*Job*:
Drop the images; return everything else in the listing below exactly.

*Data lines*:
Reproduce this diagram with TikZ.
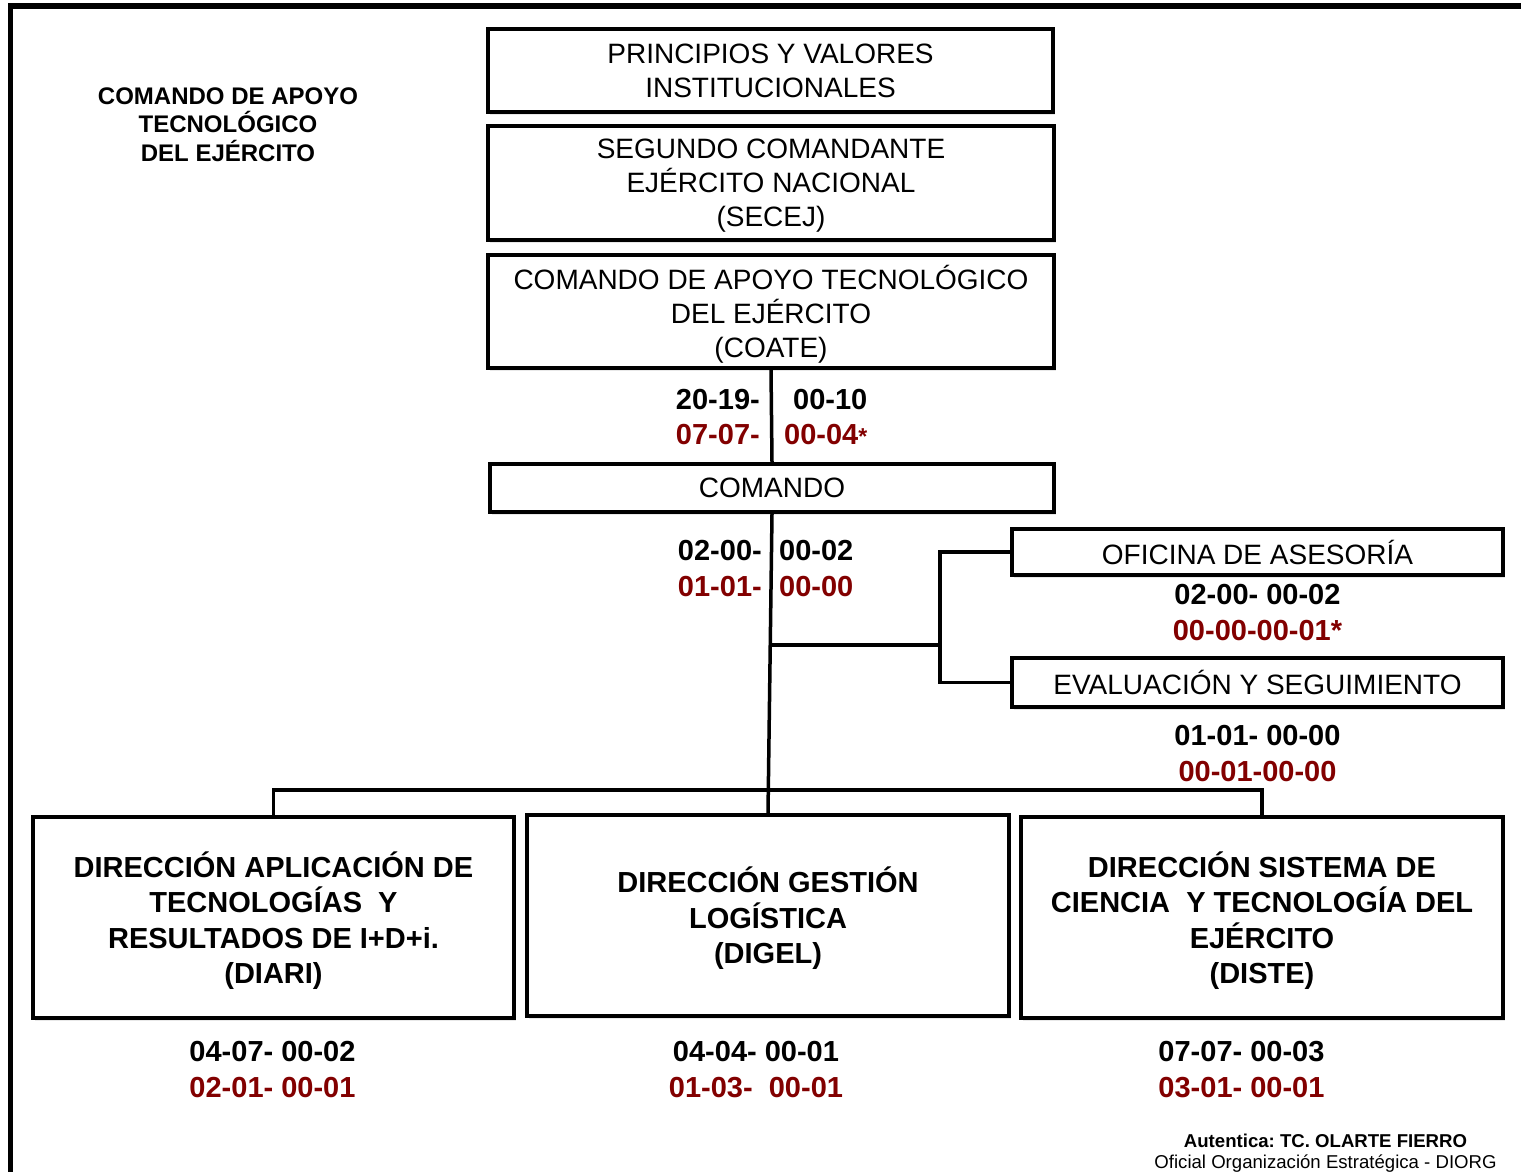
\documentclass[tikz,border=0pt]{standalone}
\usepackage{fontspec}
\setmainfont{Liberation Sans}
\usetikzlibrary{positioning,shadows}
\definecolor{rojo}{RGB}{130,0,0}
\frenchspacing

\begin{document}
\begin{tikzpicture}[x=1pt,y=-1pt,node distance=35.5pt,
	caja/.style={draw, line width=4pt, inner sep=0pt, align=center, fill=white, text depth=0pt,
		drop shadow={shadow xshift=2pt,shadow yshift=-3pt,opacity=0.18},
		font=\fontsize{28}{34}\selectfont},
	dir/.style={caja, font=\bfseries\fontsize{29}{35.5}\selectfont},
	num/.style={inner sep=0pt, font=\bfseries\fontsize{29}{35}\selectfont},
	numrojo/.style={num, text=rojo},
	linea/.style={line width=3.5pt}]
	\useasboundingbox (0,0) rectangle (1521,1172);

	% marco
	\draw[line width=5.5pt] (10.5,1172) -- (10.5,6) -- (1521,6);

	\node[align=center, font=\bfseries\fontsize{24}{28.5}\selectfont] (titulo) at (228,124.5) {COMANDO DE APOYO\\TECNOLÓGICO\\DEL EJÉRCITO};

	\node[caja, minimum width=565pt, minimum height=83pt] (principios) at (770.5,70.5) {PRINCIPIOS Y VALORES\\INSTITUCIONALES};
	\node[caja, minimum width=566pt, minimum height=114pt] (secej) at (771,183) {SEGUNDO COMANDANTE\\EJÉRCITO NACIONAL\\(SECEJ)};
	\node[caja, minimum width=566pt, minimum height=113pt] (coate) at (771,311.5) {COMANDO DE APOYO TECNOLÓGICO\\DEL EJÉRCITO\\(COATE)};
	\node[caja, minimum width=564pt, minimum height=48pt] (comando) at (772,488) {COMANDO};
	\node[caja, minimum width=491pt, minimum height=46pt] (oficina) at (1257.5,552) {OFICINA DE ASESORÍA};
	\node[caja, minimum width=491pt, minimum height=49pt] (evaluacion) at (1257.5,682.5) {EVALUACIÓN Y SEGUIMIENTO};

	\node[dir, minimum width=481pt, minimum height=201pt] (diari) at (273.5,917.5) {DIRECCIÓN APLICACIÓN DE\\TECNOLOGÍAS~ Y\\RESULTADOS DE I+D+i.\\(DIARI)};
	\node[dir, minimum width=482pt, minimum height=201pt] (digel) at (768,915.5) {DIRECCIÓN GESTIÓN\\LOGÍSTICA\\(DIGEL)};
	\node[dir, minimum width=482pt, minimum height=201pt] (diste) at (1262,917.5) {DIRECCIÓN SISTEMA DE\\CIENCIA~ Y TECNOLOGÍA DEL\\EJÉRCITO\\(DISTE)};

	% cifras
	\node[num, anchor=east] (coate-a) at (760,400) {20-19-};
	\node[num, anchor=west] (coate-b) at (793,400) {00-10};
	\node[numrojo, anchor=east] (coate-c) at (760,435) {07-07-};
	\node[numrojo, anchor=west] (coate-d) at (784,435) {00-04{\fontsize{23}{23}\selectfont*}};

	\node[num, anchor=east] (comando-a) at (762,551) {02-00-};
	\node[num, anchor=west] (comando-b) at (779,551) {00-02};
	\node[numrojo, anchor=east] (comando-c) at (762,587) {01-01-};
	\node[numrojo, anchor=west] (comando-d) at (779,587) {00-00};

	\node[num] (oficina-a) at (1257.5,595) {02-00- 00-02};
	\node[numrojo] (oficina-b) [below of = oficina-a] {00-00-00-01*};
	\node[num] (evaluacion-a) at (1257.5,736) {01-01- 00-00};
	\node[numrojo] (evaluacion-b) [below of = evaluacion-a] {00-01-00-00};

	\node[num] (diari-a) at (272.5,1052) {04-07- 00-02};
	\node[numrojo] (diari-b) [below of = diari-a] {02-01- 00-01};
	\node[num] (digel-a) at (756,1052) {04-04- 00-01};
	\node[numrojo] (digel-b) [below of = digel-a] {01-03-~ 00-01};
	\node[num] (diste-a) at (1241.5,1052) {07-07- 00-03};
	\node[numrojo] (diste-b) [below of = diste-a] {03-01- 00-01};

	\node[anchor=base, inner sep=0pt, font=\bfseries\fontsize{18.6}{21}\selectfont] (firma) at (1325.5,1147) {Autentica: TC. OLARTE FIERRO};
	\node[anchor=base, inner sep=0pt, font=\fontsize{18.6}{21}\selectfont] (cargo) at (1325.5,1168) {Oficial Organización Estratégica - DIORG};

	% lineas
	\coordinate (derivacion) at (770.5,645);
	\coordinate (horquilla) at (940,645);
	\draw[linea] (coate.south) -- (comando.north);
	\draw[linea] (comando.south) -- (digel.north);
	\draw[linea] (derivacion) -- (horquilla);
	\draw[linea] (oficina.west) -| (horquilla) |- (evaluacion.west);
	\draw[linea] (diari.north) -- ++(0,-25) -| (diste.north);
\end{tikzpicture}
\end{document}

*Answer to this exercise*:
Reproduce this diagram with TikZ.
\documentclass[tikz,border=0pt]{standalone}
\usepackage{fontspec}
\setmainfont{Liberation Sans}
\usetikzlibrary{positioning,shadows}
\definecolor{rojo}{RGB}{130,0,0}
\frenchspacing

\begin{document}
\begin{tikzpicture}[x=1pt,y=-1pt,node distance=35.5pt,
	caja/.style={draw, line width=4pt, inner sep=0pt, align=center, fill=white, text depth=0pt,
		drop shadow={shadow xshift=2pt,shadow yshift=-3pt,opacity=0.18},
		font=\fontsize{28}{34}\selectfont},
	dir/.style={caja, font=\bfseries\fontsize{29}{35.5}\selectfont},
	num/.style={inner sep=0pt, font=\bfseries\fontsize{29}{35}\selectfont},
	numrojo/.style={num, text=rojo},
	linea/.style={line width=3.5pt}]
	\useasboundingbox (0,0) rectangle (1521,1172);

	% marco
	\draw[line width=5.5pt] (10.5,1172) -- (10.5,6) -- (1521,6);

	\node[align=center, font=\bfseries\fontsize{24}{28.5}\selectfont] (titulo) at (228,124.5) {COMANDO DE APOYO\\TECNOLÓGICO\\DEL EJÉRCITO};

	\node[caja, minimum width=565pt, minimum height=83pt] (principios) at (770.5,70.5) {PRINCIPIOS Y VALORES\\INSTITUCIONALES};
	\node[caja, minimum width=566pt, minimum height=114pt] (secej) at (771,183) {SEGUNDO COMANDANTE\\EJÉRCITO NACIONAL\\(SECEJ)};
	\node[caja, minimum width=566pt, minimum height=113pt] (coate) at (771,311.5) {COMANDO DE APOYO TECNOLÓGICO\\DEL EJÉRCITO\\(COATE)};
	\node[caja, minimum width=564pt, minimum height=48pt] (comando) at (772,488) {COMANDO};
	\node[caja, minimum width=491pt, minimum height=46pt] (oficina) at (1257.5,552) {OFICINA DE ASESORÍA};
	\node[caja, minimum width=491pt, minimum height=49pt] (evaluacion) at (1257.5,682.5) {EVALUACIÓN Y SEGUIMIENTO};

	\node[dir, minimum width=481pt, minimum height=201pt] (diari) at (273.5,917.5) {DIRECCIÓN APLICACIÓN DE\\TECNOLOGÍAS~ Y\\RESULTADOS DE I+D+i.\\(DIARI)};
	\node[dir, minimum width=482pt, minimum height=201pt] (digel) at (768,915.5) {DIRECCIÓN GESTIÓN\\LOGÍSTICA\\(DIGEL)};
	\node[dir, minimum width=482pt, minimum height=201pt] (diste) at (1262,917.5) {DIRECCIÓN SISTEMA DE\\CIENCIA~ Y TECNOLOGÍA DEL\\EJÉRCITO\\(DISTE)};

	% cifras
	\node[num, anchor=east] (coate-a) at (760,400) {20-19-};
	\node[num, anchor=west] (coate-b) at (793,400) {00-10};
	\node[numrojo, anchor=east] (coate-c) at (760,435) {07-07-};
	\node[numrojo, anchor=west] (coate-d) at (784,435) {00-04{\fontsize{23}{23}\selectfont*}};

	\node[num, anchor=east] (comando-a) at (762,551) {02-00-};
	\node[num, anchor=west] (comando-b) at (779,551) {00-02};
	\node[numrojo, anchor=east] (comando-c) at (762,587) {01-01-};
	\node[numrojo, anchor=west] (comando-d) at (779,587) {00-00};

	\node[num] (oficina-a) at (1257.5,595) {02-00- 00-02};
	\node[numrojo] (oficina-b) [below of = oficina-a] {00-00-00-01*};
	\node[num] (evaluacion-a) at (1257.5,736) {01-01- 00-00};
	\node[numrojo] (evaluacion-b) [below of = evaluacion-a] {00-01-00-00};

	\node[num] (diari-a) at (272.5,1052) {04-07- 00-02};
	\node[numrojo] (diari-b) [below of = diari-a] {02-01- 00-01};
	\node[num] (digel-a) at (756,1052) {04-04- 00-01};
	\node[numrojo] (digel-b) [below of = digel-a] {01-03-~ 00-01};
	\node[num] (diste-a) at (1241.5,1052) {07-07- 00-03};
	\node[numrojo] (diste-b) [below of = diste-a] {03-01- 00-01};

	\node[anchor=base, inner sep=0pt, font=\bfseries\fontsize{18.6}{21}\selectfont] (firma) at (1325.5,1147) {Autentica: TC. OLARTE FIERRO};
	\node[anchor=base, inner sep=0pt, font=\fontsize{18.6}{21}\selectfont] (cargo) at (1325.5,1168) {Oficial Organización Estratégica - DIORG};

	% lineas
	\coordinate (derivacion) at (770.5,645);
	\coordinate (horquilla) at (940,645);
	\draw[linea] (coate.south) -- (comando.north);
	\draw[linea] (comando.south) -- (digel.north);
	\draw[linea] (derivacion) -- (horquilla);
	\draw[linea] (oficina.west) -| (horquilla) |- (evaluacion.west);
	\draw[linea] (diari.north) -- ++(0,-25) -| (diste.north);
\end{tikzpicture}
\end{document}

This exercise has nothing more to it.